■ Aim
Find the line with "Reproduce this diagram with TikZ." and the line with "inner sep=0pt, anchor=base", then repeat both of them and every line in between exactly. Omit the pictures.

■ Records provided

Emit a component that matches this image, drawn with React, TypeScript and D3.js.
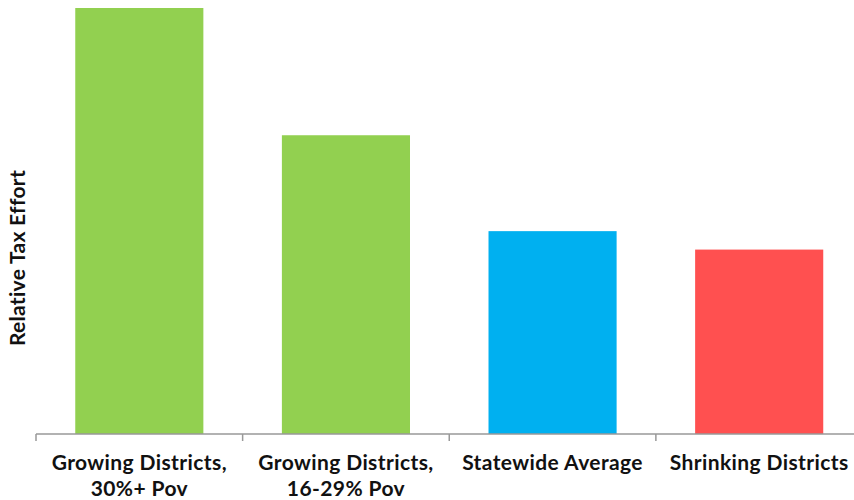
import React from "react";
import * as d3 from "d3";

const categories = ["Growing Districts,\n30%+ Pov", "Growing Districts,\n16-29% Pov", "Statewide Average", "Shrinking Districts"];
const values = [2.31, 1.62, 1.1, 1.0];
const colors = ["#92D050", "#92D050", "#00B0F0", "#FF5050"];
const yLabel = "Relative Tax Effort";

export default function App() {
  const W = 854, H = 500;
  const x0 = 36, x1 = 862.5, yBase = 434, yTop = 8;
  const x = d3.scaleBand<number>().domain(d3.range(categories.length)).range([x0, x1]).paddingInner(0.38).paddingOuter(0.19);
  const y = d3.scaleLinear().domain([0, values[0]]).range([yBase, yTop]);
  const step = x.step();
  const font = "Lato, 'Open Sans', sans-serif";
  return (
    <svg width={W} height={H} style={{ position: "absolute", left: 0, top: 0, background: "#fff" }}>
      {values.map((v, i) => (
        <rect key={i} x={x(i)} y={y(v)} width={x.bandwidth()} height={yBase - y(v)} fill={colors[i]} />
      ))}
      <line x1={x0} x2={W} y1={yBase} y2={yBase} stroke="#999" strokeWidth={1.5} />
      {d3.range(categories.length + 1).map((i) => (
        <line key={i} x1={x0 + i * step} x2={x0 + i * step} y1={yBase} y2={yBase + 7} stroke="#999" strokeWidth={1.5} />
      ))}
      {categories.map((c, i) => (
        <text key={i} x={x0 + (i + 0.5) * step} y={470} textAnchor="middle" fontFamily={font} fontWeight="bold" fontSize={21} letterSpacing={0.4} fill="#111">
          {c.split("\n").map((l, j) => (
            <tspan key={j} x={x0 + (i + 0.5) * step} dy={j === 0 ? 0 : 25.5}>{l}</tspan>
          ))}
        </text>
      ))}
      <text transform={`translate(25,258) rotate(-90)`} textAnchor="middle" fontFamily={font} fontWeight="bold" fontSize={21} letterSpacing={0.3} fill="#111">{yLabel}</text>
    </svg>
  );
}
---
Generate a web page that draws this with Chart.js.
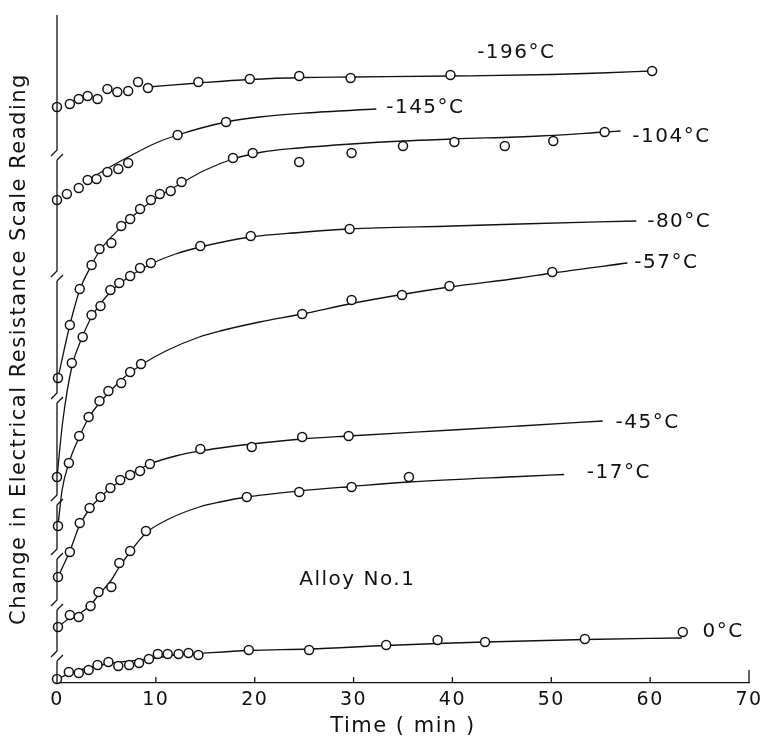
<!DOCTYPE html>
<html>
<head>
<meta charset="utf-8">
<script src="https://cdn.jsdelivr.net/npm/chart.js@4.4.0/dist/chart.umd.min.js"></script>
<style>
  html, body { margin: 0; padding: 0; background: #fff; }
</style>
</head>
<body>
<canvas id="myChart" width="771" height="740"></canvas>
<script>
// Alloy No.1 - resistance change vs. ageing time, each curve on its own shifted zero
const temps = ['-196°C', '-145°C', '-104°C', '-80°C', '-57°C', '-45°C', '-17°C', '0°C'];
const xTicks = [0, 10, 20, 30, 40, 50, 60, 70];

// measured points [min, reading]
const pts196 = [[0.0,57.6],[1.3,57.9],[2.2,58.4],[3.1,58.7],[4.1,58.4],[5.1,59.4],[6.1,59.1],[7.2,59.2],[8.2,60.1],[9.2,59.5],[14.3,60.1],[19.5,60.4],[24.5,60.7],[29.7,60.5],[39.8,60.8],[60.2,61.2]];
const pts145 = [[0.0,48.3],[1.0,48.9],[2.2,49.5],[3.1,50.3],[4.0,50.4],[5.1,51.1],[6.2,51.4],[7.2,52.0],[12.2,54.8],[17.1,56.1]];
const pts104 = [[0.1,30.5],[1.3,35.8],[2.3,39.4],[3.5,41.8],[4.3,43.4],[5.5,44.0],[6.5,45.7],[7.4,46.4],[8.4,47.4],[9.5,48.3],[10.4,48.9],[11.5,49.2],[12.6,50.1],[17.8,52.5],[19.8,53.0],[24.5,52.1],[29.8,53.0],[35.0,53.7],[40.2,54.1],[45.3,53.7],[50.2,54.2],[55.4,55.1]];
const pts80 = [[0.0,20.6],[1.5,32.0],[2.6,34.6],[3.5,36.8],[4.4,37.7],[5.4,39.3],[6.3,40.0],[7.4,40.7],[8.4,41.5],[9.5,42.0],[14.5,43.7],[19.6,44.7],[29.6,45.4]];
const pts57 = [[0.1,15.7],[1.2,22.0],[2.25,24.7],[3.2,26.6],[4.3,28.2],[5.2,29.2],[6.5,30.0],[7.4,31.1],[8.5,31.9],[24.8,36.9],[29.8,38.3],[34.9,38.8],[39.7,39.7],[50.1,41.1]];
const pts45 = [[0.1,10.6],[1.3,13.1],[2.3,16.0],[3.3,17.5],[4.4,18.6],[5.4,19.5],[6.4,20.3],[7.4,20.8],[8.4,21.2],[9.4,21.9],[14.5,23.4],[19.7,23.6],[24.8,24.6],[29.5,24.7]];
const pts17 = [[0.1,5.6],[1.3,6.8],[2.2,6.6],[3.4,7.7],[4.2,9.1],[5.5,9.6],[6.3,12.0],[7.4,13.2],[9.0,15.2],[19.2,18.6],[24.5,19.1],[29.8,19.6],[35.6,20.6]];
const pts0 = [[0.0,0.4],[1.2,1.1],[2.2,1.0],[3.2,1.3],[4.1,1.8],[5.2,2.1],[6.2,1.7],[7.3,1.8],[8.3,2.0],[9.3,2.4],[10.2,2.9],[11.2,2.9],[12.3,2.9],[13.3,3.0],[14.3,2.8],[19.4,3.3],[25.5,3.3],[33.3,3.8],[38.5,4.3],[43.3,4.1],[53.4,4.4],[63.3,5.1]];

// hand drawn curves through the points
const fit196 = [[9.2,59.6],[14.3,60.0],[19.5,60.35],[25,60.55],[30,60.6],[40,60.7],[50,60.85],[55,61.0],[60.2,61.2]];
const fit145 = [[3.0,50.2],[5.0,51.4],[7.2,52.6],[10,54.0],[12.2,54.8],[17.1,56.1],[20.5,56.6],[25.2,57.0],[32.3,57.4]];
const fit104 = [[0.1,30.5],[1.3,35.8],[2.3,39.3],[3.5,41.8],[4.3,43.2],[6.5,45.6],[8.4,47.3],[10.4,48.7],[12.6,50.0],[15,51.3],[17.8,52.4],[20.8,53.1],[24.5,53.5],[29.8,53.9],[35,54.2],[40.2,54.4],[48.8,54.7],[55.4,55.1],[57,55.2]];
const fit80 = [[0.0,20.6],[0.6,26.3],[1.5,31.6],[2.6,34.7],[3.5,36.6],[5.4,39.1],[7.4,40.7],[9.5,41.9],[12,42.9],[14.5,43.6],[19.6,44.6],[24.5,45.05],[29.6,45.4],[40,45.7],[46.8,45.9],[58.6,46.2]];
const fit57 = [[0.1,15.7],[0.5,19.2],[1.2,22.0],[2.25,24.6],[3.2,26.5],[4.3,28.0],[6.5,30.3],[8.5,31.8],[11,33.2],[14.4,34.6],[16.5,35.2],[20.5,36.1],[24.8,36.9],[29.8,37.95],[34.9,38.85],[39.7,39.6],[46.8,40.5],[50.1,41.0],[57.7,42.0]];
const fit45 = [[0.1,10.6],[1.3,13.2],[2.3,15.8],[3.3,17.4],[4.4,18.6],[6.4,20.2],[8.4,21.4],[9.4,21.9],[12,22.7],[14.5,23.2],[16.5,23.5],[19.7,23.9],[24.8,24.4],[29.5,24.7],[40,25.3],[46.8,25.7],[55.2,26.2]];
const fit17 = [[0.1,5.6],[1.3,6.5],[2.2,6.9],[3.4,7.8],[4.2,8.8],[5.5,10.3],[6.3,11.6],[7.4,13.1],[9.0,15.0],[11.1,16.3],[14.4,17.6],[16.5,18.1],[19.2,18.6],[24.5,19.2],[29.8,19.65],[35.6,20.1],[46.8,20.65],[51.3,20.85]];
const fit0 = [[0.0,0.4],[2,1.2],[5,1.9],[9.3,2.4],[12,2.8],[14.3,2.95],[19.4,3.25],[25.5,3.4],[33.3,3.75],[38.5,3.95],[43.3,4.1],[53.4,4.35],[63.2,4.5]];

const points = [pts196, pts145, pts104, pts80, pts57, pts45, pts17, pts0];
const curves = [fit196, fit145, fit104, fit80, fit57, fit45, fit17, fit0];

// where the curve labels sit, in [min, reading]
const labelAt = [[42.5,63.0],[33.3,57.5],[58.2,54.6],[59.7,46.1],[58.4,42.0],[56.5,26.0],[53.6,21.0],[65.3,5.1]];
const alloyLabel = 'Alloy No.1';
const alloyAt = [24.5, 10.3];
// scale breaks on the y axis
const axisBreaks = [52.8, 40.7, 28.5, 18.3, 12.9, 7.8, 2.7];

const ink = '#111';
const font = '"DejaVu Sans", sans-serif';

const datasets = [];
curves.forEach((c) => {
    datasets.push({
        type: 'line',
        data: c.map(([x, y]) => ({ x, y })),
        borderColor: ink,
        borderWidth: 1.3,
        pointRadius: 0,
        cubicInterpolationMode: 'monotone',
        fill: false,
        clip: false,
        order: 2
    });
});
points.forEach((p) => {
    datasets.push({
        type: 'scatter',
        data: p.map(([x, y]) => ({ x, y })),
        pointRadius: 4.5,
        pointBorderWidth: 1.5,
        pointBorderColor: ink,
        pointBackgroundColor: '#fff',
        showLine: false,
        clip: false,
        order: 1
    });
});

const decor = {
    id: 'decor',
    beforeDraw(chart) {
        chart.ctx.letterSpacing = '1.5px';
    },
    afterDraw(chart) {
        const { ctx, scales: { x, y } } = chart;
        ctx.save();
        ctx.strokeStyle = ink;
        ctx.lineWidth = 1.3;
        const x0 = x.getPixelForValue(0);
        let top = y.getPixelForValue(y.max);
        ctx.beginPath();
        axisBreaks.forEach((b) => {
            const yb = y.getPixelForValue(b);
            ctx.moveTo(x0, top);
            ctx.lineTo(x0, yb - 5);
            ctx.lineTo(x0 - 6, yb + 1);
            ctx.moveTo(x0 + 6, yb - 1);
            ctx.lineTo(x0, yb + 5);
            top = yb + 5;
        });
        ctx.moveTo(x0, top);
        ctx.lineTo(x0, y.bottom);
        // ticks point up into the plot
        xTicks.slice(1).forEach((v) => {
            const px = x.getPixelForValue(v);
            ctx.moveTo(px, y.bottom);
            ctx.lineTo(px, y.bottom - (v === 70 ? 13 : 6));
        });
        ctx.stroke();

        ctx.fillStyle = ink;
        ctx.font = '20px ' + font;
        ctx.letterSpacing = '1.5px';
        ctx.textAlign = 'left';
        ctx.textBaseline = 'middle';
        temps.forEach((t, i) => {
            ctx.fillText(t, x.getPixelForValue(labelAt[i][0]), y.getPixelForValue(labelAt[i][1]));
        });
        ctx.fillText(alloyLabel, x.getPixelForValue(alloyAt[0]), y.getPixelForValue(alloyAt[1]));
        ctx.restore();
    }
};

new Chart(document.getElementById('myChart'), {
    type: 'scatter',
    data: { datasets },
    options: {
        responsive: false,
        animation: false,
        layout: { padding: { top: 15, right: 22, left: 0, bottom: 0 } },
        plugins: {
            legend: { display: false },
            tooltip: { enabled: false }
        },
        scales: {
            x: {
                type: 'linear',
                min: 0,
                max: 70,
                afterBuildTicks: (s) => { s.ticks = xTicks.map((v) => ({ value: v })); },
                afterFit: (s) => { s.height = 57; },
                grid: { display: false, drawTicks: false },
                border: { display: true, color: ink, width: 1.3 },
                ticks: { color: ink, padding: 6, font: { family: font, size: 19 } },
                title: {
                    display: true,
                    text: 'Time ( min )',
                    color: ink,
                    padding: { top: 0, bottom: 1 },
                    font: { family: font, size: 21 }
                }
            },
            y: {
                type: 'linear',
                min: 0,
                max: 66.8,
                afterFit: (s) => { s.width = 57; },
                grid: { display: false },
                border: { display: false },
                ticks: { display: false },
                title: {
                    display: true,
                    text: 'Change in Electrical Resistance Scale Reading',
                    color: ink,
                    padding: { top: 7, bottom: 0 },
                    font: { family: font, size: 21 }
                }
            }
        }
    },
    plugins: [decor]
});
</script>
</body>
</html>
---
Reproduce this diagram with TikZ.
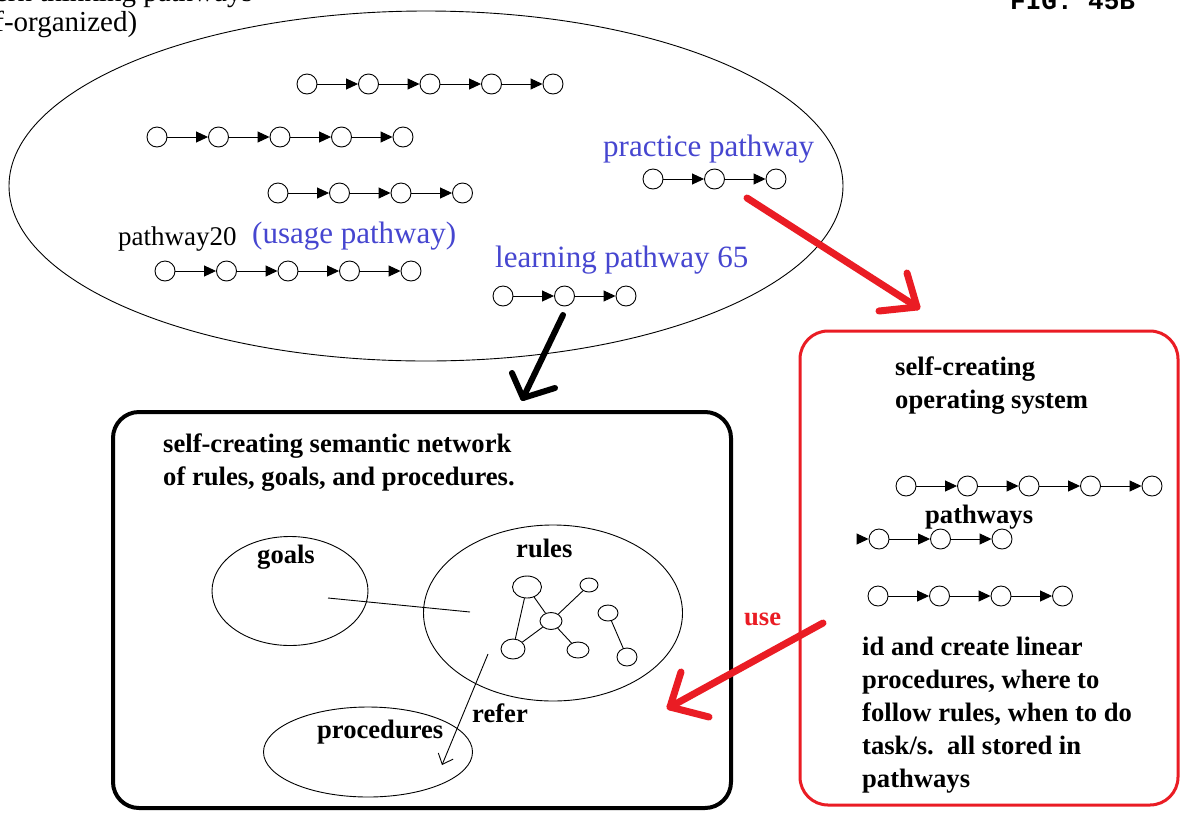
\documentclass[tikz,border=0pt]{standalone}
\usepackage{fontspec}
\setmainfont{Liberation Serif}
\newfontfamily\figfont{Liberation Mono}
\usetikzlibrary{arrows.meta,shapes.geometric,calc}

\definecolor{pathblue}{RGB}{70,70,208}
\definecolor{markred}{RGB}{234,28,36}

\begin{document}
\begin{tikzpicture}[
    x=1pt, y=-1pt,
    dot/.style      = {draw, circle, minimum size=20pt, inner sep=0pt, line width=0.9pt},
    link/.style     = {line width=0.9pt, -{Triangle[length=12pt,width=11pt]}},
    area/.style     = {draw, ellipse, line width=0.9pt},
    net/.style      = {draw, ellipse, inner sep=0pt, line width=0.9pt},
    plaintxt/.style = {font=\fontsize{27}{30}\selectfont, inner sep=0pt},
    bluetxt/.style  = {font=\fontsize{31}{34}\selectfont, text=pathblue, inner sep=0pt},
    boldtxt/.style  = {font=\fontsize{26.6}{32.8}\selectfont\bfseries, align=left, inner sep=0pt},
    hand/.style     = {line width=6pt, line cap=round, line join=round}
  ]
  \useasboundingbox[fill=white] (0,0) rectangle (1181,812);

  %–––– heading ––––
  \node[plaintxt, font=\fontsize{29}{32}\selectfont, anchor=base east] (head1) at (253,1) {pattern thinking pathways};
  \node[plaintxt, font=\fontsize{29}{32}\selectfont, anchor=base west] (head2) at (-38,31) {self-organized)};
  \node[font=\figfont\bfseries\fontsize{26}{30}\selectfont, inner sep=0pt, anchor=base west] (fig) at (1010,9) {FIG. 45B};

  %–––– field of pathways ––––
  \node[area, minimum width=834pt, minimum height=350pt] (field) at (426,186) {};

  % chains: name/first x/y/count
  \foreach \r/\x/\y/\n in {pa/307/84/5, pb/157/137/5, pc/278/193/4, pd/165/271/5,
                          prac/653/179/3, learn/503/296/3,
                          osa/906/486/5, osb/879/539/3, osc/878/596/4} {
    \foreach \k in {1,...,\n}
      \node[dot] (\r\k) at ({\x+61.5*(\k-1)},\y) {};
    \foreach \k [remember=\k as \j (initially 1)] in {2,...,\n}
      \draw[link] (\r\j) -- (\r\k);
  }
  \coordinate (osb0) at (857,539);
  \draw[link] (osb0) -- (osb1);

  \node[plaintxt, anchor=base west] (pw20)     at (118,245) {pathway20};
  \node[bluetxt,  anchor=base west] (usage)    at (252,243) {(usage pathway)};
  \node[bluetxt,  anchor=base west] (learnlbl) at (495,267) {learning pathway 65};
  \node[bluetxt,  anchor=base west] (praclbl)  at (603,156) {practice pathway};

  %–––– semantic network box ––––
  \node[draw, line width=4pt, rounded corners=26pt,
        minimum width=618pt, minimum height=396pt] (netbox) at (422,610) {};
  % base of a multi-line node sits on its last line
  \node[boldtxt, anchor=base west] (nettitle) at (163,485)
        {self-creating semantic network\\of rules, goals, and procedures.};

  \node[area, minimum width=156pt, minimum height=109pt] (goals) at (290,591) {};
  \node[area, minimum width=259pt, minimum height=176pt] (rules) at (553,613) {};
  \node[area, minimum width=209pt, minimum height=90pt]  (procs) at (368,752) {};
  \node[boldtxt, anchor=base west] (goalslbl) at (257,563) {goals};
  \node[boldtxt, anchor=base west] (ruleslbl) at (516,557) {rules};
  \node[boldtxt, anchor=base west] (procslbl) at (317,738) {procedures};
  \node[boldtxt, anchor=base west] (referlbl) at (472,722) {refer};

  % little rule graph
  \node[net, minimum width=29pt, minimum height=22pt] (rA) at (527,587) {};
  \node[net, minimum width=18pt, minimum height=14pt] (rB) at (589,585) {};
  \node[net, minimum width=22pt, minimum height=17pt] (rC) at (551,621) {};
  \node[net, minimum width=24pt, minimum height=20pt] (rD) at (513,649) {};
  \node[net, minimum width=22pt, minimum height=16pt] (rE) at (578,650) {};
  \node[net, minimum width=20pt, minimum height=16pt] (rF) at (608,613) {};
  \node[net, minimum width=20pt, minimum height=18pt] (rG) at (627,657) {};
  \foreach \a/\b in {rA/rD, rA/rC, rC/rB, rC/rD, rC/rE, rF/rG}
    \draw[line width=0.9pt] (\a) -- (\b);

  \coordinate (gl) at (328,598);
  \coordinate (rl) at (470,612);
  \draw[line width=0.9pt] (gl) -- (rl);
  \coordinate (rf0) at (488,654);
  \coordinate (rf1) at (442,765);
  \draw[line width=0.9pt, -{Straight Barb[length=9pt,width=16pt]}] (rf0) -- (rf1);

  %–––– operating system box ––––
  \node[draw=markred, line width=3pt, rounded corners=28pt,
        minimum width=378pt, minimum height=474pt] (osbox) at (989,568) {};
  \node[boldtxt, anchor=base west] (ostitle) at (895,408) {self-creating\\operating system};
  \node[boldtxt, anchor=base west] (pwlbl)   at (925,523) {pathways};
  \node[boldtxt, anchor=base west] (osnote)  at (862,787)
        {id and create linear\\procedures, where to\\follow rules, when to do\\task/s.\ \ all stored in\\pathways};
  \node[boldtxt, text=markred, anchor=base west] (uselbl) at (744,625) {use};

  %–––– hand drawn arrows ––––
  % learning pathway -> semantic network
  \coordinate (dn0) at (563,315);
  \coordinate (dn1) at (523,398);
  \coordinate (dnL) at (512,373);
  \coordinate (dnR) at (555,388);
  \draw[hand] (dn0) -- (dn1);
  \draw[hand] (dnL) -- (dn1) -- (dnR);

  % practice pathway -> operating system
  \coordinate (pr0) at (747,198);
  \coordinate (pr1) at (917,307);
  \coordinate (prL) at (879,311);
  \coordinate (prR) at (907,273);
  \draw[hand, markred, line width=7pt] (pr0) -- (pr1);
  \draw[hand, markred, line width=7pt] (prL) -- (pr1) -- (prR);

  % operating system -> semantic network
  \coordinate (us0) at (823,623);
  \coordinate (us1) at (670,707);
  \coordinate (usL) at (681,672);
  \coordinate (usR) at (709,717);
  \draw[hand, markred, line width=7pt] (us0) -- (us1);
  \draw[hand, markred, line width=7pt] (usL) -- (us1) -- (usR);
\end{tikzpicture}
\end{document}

■ Written response
Reproduce this diagram with TikZ.
\documentclass[tikz,border=0pt]{standalone}
\usepackage{fontspec}
\setmainfont{Liberation Serif}
\newfontfamily\figfont{Liberation Mono}
\usetikzlibrary{arrows.meta,shapes.geometric,calc}

\definecolor{pathblue}{RGB}{70,70,208}
\definecolor{markred}{RGB}{234,28,36}

\begin{document}
\begin{tikzpicture}[
    x=1pt, y=-1pt,
    dot/.style      = {draw, circle, minimum size=20pt, inner sep=0pt, line width=0.9pt},
    link/.style     = {line width=0.9pt, -{Triangle[length=12pt,width=11pt]}},
    area/.style     = {draw, ellipse, line width=0.9pt},
    net/.style      = {draw, ellipse, inner sep=0pt, line width=0.9pt},
    plaintxt/.style = {font=\fontsize{27}{30}\selectfont, inner sep=0pt},
    bluetxt/.style  = {font=\fontsize{31}{34}\selectfont, text=pathblue, inner sep=0pt},
    boldtxt/.style  = {font=\fontsize{26.6}{32.8}\selectfont\bfseries, align=left, inner sep=0pt},
    hand/.style     = {line width=6pt, line cap=round, line join=round}
  ]
  \useasboundingbox[fill=white] (0,0) rectangle (1181,812);

  %–––– heading ––––
  \node[plaintxt, font=\fontsize{29}{32}\selectfont, anchor=base east] (head1) at (253,1) {pattern thinking pathways};
  \node[plaintxt, font=\fontsize{29}{32}\selectfont, anchor=base west] (head2) at (-38,31) {self-organized)};
  \node[font=\figfont\bfseries\fontsize{26}{30}\selectfont, inner sep=0pt, anchor=base west] (fig) at (1010,9) {FIG. 45B};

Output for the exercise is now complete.